拍品专文
Recent research by art historian Calin Demetrescu has led to the rediscovery of a whole section of the work of a master cabinetmaker who is still under-documented, but who was nevertheless a great talent: Joseph Poitou (1680-1719).
This remarkable chest of drawers with its powerful and assertive lines can almost certainly be attributed to him. It reflects and bears witness to his many influences and artistic collaborations with two illustrious figures of Parisian cabinetmaking at the time: André-Charles Boulle and Charles Cressent.
Joseph Poitou (1680-1719)
Already mentioned by Alexandre Pradère in his seminal book Les Ebénistes français de Louis XIV à la Révolution, Paris, 1989, some elements of Joseph Poitou's life, although fragmentary, have reached us. Joseph Poitou was none other than the son of Philippe Poitou, Ébéniste de Monseigneur le Duc d'Orléans, who made many precious parquet floors for the royal residences between 1678 and 1687. Interestingly, Philippe Poitou married André Charles Boulle’s sister Constance, making Joseph Poitou Boulle's nephew by marriage. We know that Joseph's father worked directly for Boulle from 1674 to 1678, which certainly influenced his production and his son's a few years later. After working for a long time in his father's workshop, Joseph left in 1716 to settle on rue Notre-Dame-des-Victoires. Joseph Poitou became master in November 1718, but only enjoyed his new status for a short time, as he died a few weeks later. The inventory after his death, drawn up on 2 June 1719, nevertheless gives us some valuable information about his activity. It describes a workshop with four workbenches and some bronze models belonging to him. The bronzes listed in the inventory were most certainly the work of Charles Cressent (1685-1768) who was known as a sculptor and ornamentalist and worked in the Poitou workshop. He was very close to the family, as shown by archive documents, and was in fact appointed tutor to the Poitous' child at the time of the succession. He even ended up marrying his widow in 1719 when he took over the Poitou workshop and acquired his position as Ebéniste Ordinaire du Régent.
Mr. Demetrescu describes the present chest of drawers at length, highlighting the different influences shown, while trying to identify a small corpus of works attributable to Poitou and very close to our chest of drawers.
André-Charles Boulle and Charles Cressent: multiple influences
The general shape of our chest of drawers is obviously in the tradition of Boulle's chests of drawers and notably of the two chests of drawers with harpies delivered by Boulle in 1708 for Louis XIV's bedroom at the Grand Trianon, a later example of which is now in the Metropolitan Museum of Art, New York (Inv.1982.60.82).
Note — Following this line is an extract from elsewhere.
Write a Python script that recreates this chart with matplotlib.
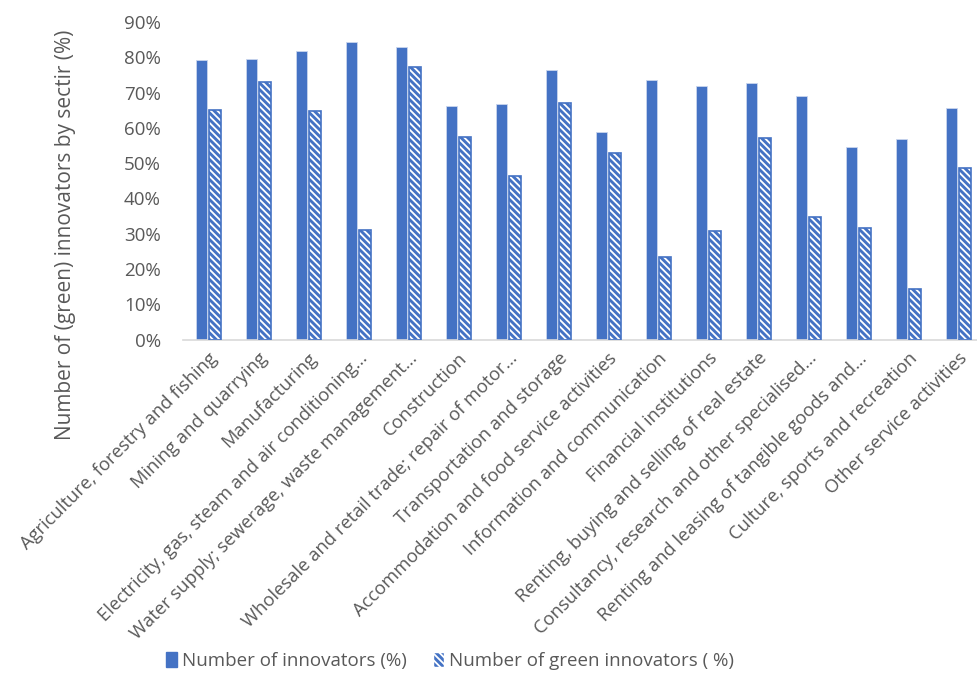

The feet remain very archaic and are also close to Boulle’s first production that Poitou knew perfectly. Indeed, we find this curvature accentuated by lion's paws on two Boulle consoles: one at Waddesdon Manor (ill. G. Bellaigue, The James A. de Rothschild Collection at Waddesdon Manor: Furniture, Clocks and Gilt Bronze, t.1, London, 1974, n. 85, pp. 414-415) and the second to the Wallace Collection (ill. P. Hughes, The Wallace Collection, Catalogue of Furniture, vol. 2, pp. 746-747, n.159, ex. F56).
The very marked scrolls on the front of the legs are also part of this tradition, although the design here is slightly different. We find the first signs of this model on the famous Boulle drawing kept at the Musée des Arts Décoratifs, Paris (Inv. 723 D7).
Concerning the other bronze elements, C. Demetrescu notes of course the lockplate, which is a model found in several works by Charles Cressent. Concerning the legs, C. Demetrescu draws a parallel with works by Delaistre and Painsun, who also used these models at the same time. The marquetry motifs used are similar to those found on two regulateurs by Cressent (and perhaps in collaboration with Poitou): one in the James Rothschild collection at Waddesdon Manor and the other in the collection of the Duke of Buccleuch and Queensberry at Drumlanrig Castle (ill. C. Demetrescu, Les Ébénistes de la Couronne sous le règne de Louis XIV, Lausanne, 2021, pp. 370 and 371).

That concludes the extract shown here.